» Written task: Leave out the images and repeat the listing below without a single change.

» Raw data:
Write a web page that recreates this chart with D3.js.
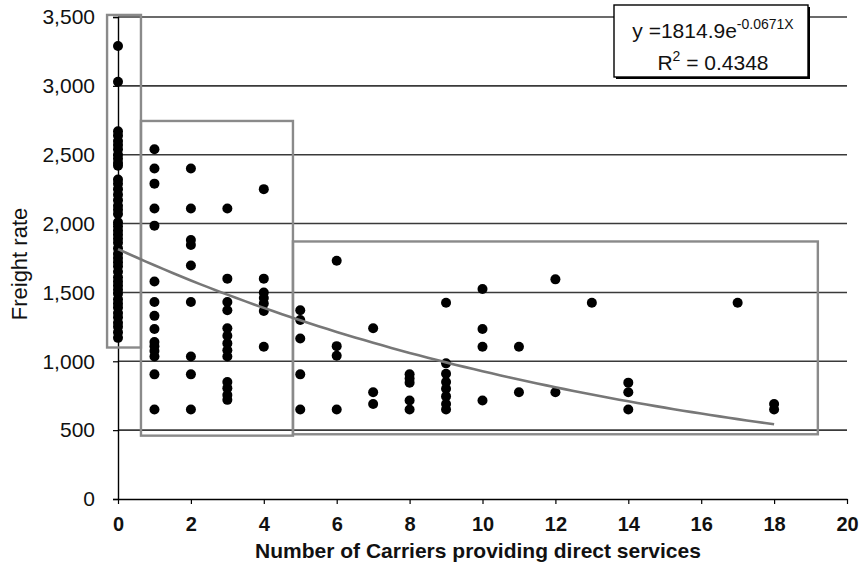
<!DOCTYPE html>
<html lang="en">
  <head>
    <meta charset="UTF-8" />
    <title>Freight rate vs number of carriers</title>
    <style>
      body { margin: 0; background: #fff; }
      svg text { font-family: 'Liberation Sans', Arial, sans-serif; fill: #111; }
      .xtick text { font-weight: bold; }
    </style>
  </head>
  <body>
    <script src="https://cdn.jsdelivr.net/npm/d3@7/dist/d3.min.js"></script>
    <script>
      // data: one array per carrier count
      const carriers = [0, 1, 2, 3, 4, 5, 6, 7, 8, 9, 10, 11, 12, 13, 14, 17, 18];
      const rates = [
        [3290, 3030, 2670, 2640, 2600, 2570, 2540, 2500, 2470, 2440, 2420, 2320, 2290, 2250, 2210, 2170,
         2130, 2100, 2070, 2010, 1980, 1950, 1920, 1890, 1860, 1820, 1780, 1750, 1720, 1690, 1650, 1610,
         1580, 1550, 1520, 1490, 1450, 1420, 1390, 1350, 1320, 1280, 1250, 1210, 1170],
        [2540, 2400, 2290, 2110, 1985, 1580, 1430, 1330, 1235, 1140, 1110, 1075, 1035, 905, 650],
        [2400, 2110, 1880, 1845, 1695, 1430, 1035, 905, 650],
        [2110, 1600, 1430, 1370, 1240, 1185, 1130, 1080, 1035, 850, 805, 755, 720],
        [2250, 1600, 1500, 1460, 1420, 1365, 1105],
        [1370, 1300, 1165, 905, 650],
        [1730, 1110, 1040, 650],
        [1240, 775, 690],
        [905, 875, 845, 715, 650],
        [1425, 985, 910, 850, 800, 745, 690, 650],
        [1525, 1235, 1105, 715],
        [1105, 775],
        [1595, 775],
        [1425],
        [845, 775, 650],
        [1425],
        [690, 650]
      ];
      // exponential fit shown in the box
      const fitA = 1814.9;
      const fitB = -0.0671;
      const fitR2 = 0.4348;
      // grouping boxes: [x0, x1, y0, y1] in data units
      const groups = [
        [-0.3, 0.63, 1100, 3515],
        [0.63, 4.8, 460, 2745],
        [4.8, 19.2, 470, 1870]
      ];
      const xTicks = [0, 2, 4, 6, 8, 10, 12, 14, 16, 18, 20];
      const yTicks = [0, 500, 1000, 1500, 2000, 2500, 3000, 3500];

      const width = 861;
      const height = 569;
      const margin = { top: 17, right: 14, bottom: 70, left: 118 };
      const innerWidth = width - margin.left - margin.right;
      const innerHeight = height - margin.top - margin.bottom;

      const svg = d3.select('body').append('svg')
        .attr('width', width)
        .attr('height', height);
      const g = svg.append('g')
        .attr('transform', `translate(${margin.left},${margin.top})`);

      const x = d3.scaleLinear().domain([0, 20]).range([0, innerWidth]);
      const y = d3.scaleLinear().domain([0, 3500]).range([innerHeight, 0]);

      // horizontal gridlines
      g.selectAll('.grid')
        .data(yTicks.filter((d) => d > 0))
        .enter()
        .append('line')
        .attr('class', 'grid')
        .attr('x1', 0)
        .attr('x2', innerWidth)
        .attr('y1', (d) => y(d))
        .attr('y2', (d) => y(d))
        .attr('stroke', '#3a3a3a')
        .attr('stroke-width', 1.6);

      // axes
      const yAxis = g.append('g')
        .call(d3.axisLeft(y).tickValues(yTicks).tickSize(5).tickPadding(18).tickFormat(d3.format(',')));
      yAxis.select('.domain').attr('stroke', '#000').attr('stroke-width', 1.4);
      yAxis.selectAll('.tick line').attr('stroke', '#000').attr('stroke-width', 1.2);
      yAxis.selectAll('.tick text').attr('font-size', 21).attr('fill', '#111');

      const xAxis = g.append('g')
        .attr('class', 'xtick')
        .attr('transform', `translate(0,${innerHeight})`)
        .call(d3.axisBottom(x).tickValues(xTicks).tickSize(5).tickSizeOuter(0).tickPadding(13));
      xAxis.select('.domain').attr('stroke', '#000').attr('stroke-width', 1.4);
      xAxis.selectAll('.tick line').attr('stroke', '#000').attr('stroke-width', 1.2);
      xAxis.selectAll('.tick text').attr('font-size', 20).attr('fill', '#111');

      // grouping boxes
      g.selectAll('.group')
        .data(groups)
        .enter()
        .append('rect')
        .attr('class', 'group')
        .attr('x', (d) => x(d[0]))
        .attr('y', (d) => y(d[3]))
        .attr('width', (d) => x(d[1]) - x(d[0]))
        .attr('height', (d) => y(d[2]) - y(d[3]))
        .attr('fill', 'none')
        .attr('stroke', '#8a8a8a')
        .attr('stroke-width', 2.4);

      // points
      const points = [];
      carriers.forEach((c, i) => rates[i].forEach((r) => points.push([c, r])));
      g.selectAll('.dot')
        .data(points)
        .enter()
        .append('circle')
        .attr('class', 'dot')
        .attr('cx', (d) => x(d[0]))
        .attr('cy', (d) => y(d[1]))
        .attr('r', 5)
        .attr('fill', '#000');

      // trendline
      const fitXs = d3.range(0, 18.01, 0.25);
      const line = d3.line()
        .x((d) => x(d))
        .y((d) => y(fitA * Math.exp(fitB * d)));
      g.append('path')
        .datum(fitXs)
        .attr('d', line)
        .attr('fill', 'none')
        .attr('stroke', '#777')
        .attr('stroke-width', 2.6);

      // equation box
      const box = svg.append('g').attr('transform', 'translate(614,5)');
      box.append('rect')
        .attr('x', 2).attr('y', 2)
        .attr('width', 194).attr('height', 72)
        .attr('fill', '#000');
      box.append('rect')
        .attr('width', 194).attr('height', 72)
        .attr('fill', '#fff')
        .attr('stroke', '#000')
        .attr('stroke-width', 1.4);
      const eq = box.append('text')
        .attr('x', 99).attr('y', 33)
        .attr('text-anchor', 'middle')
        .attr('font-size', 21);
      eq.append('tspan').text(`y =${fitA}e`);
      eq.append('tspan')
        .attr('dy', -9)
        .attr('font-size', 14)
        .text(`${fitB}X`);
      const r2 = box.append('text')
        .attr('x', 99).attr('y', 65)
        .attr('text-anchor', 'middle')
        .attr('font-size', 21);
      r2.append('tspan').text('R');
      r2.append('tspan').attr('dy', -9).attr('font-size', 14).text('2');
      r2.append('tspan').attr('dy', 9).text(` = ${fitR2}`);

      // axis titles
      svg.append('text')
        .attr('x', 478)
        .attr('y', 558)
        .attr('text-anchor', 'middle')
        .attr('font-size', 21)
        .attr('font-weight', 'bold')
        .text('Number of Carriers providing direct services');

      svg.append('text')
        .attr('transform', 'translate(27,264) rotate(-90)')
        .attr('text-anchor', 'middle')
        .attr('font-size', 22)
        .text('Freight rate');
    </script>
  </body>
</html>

» Result:
Write a web page that recreates this chart with D3.js.
<!DOCTYPE html>
<html lang="en">
  <head>
    <meta charset="UTF-8" />
    <title>Freight rate vs number of carriers</title>
    <style>
      body { margin: 0; background: #fff; }
      svg text { font-family: 'Liberation Sans', Arial, sans-serif; fill: #111; }
      .xtick text { font-weight: bold; }
    </style>
  </head>
  <body>
    <script src="https://cdn.jsdelivr.net/npm/d3@7/dist/d3.min.js"></script>
    <script>
      // data: one array per carrier count
      const carriers = [0, 1, 2, 3, 4, 5, 6, 7, 8, 9, 10, 11, 12, 13, 14, 17, 18];
      const rates = [
        [3290, 3030, 2670, 2640, 2600, 2570, 2540, 2500, 2470, 2440, 2420, 2320, 2290, 2250, 2210, 2170,
         2130, 2100, 2070, 2010, 1980, 1950, 1920, 1890, 1860, 1820, 1780, 1750, 1720, 1690, 1650, 1610,
         1580, 1550, 1520, 1490, 1450, 1420, 1390, 1350, 1320, 1280, 1250, 1210, 1170],
        [2540, 2400, 2290, 2110, 1985, 1580, 1430, 1330, 1235, 1140, 1110, 1075, 1035, 905, 650],
        [2400, 2110, 1880, 1845, 1695, 1430, 1035, 905, 650],
        [2110, 1600, 1430, 1370, 1240, 1185, 1130, 1080, 1035, 850, 805, 755, 720],
        [2250, 1600, 1500, 1460, 1420, 1365, 1105],
        [1370, 1300, 1165, 905, 650],
        [1730, 1110, 1040, 650],
        [1240, 775, 690],
        [905, 875, 845, 715, 650],
        [1425, 985, 910, 850, 800, 745, 690, 650],
        [1525, 1235, 1105, 715],
        [1105, 775],
        [1595, 775],
        [1425],
        [845, 775, 650],
        [1425],
        [690, 650]
      ];
      // exponential fit shown in the box
      const fitA = 1814.9;
      const fitB = -0.0671;
      const fitR2 = 0.4348;
      // grouping boxes: [x0, x1, y0, y1] in data units
      const groups = [
        [-0.3, 0.63, 1100, 3515],
        [0.63, 4.8, 460, 2745],
        [4.8, 19.2, 470, 1870]
      ];
      const xTicks = [0, 2, 4, 6, 8, 10, 12, 14, 16, 18, 20];
      const yTicks = [0, 500, 1000, 1500, 2000, 2500, 3000, 3500];

      const width = 861;
      const height = 569;
      const margin = { top: 17, right: 14, bottom: 70, left: 118 };
      const innerWidth = width - margin.left - margin.right;
      const innerHeight = height - margin.top - margin.bottom;

      const svg = d3.select('body').append('svg')
        .attr('width', width)
        .attr('height', height);
      const g = svg.append('g')
        .attr('transform', `translate(${margin.left},${margin.top})`);

      const x = d3.scaleLinear().domain([0, 20]).range([0, innerWidth]);
      const y = d3.scaleLinear().domain([0, 3500]).range([innerHeight, 0]);

      // horizontal gridlines
      g.selectAll('.grid')
        .data(yTicks.filter((d) => d > 0))
        .enter()
        .append('line')
        .attr('class', 'grid')
        .attr('x1', 0)
        .attr('x2', innerWidth)
        .attr('y1', (d) => y(d))
        .attr('y2', (d) => y(d))
        .attr('stroke', '#3a3a3a')
        .attr('stroke-width', 1.6);

      // axes
      const yAxis = g.append('g')
        .call(d3.axisLeft(y).tickValues(yTicks).tickSize(5).tickPadding(18).tickFormat(d3.format(',')));
      yAxis.select('.domain').attr('stroke', '#000').attr('stroke-width', 1.4);
      yAxis.selectAll('.tick line').attr('stroke', '#000').attr('stroke-width', 1.2);
      yAxis.selectAll('.tick text').attr('font-size', 21).attr('fill', '#111');

      const xAxis = g.append('g')
        .attr('class', 'xtick')
        .attr('transform', `translate(0,${innerHeight})`)
        .call(d3.axisBottom(x).tickValues(xTicks).tickSize(5).tickSizeOuter(0).tickPadding(13));
      xAxis.select('.domain').attr('stroke', '#000').attr('stroke-width', 1.4);
      xAxis.selectAll('.tick line').attr('stroke', '#000').attr('stroke-width', 1.2);
      xAxis.selectAll('.tick text').attr('font-size', 20).attr('fill', '#111');

      // grouping boxes
      g.selectAll('.group')
        .data(groups)
        .enter()
        .append('rect')
        .attr('class', 'group')
        .attr('x', (d) => x(d[0]))
        .attr('y', (d) => y(d[3]))
        .attr('width', (d) => x(d[1]) - x(d[0]))
        .attr('height', (d) => y(d[2]) - y(d[3]))
        .attr('fill', 'none')
        .attr('stroke', '#8a8a8a')
        .attr('stroke-width', 2.4);

      // points
      const points = [];
      carriers.forEach((c, i) => rates[i].forEach((r) => points.push([c, r])));
      g.selectAll('.dot')
        .data(points)
        .enter()
        .append('circle')
        .attr('class', 'dot')
        .attr('cx', (d) => x(d[0]))
        .attr('cy', (d) => y(d[1]))
        .attr('r', 5)
        .attr('fill', '#000');

      // trendline
      const fitXs = d3.range(0, 18.01, 0.25);
      const line = d3.line()
        .x((d) => x(d))
        .y((d) => y(fitA * Math.exp(fitB * d)));
      g.append('path')
        .datum(fitXs)
        .attr('d', line)
        .attr('fill', 'none')
        .attr('stroke', '#777')
        .attr('stroke-width', 2.6);

      // equation box
      const box = svg.append('g').attr('transform', 'translate(614,5)');
      box.append('rect')
        .attr('x', 2).attr('y', 2)
        .attr('width', 194).attr('height', 72)
        .attr('fill', '#000');
      box.append('rect')
        .attr('width', 194).attr('height', 72)
        .attr('fill', '#fff')
        .attr('stroke', '#000')
        .attr('stroke-width', 1.4);
      const eq = box.append('text')
        .attr('x', 99).attr('y', 33)
        .attr('text-anchor', 'middle')
        .attr('font-size', 21);
      eq.append('tspan').text(`y =${fitA}e`);
      eq.append('tspan')
        .attr('dy', -9)
        .attr('font-size', 14)
        .text(`${fitB}X`);
      const r2 = box.append('text')
        .attr('x', 99).attr('y', 65)
        .attr('text-anchor', 'middle')
        .attr('font-size', 21);
      r2.append('tspan').text('R');
      r2.append('tspan').attr('dy', -9).attr('font-size', 14).text('2');
      r2.append('tspan').attr('dy', 9).text(` = ${fitR2}`);

      // axis titles
      svg.append('text')
        .attr('x', 478)
        .attr('y', 558)
        .attr('text-anchor', 'middle')
        .attr('font-size', 21)
        .attr('font-weight', 'bold')
        .text('Number of Carriers providing direct services');

      svg.append('text')
        .attr('transform', 'translate(27,264) rotate(-90)')
        .attr('text-anchor', 'middle')
        .attr('font-size', 22)
        .text('Freight rate');
    </script>
  </body>
</html>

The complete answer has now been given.